Our washing machine broke earlier this month, and due to a series of regrettable circumstances, we were without one for 2 weeks. For the first time in 25 years, I went to a Laundromat. Sitting there, waiting for my clothes, I was convicted of how many things I take for granted.
During the almost-two years I lived in Afghanistan, I had no running water, let alone hot water. In fact, I didn’t even have clean drinking water. We had to boil our water for 10 minutes to disinfect it. I couldn’t even take electricity for granted due to frequent power outages. Every day, in order to take my daily sponge bath, I had to boil a bucketfull of water. I remember thinking I would never take a hot shower for granted. Thirty years later… I do. Sometimes when Altha and I are taking a drive, she will say "Aren't you glad it's not raining?" And I say "yes," but I know I was just taking it for granted.

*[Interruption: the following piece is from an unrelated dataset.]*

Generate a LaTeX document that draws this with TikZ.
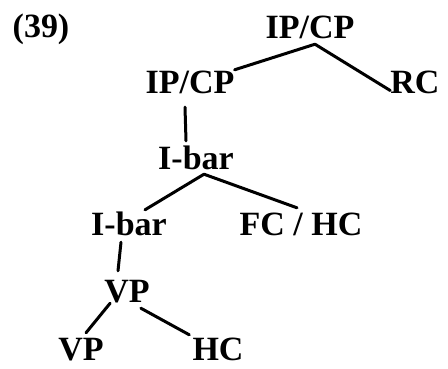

Human beings have an infinite capacity for taking things for granted. The Apostle Paul wrote, "In everything give thanks" (1 Thess. 5:18). I think we may be reading this verse backward—we think it means to be thanking God in spite of bad things. But if we give thanks on the front end—thanking God for all the good things we normally take for granted—we would be preconditioned to give thanks in everything. And besides, what a shame to take a sunny day for granted!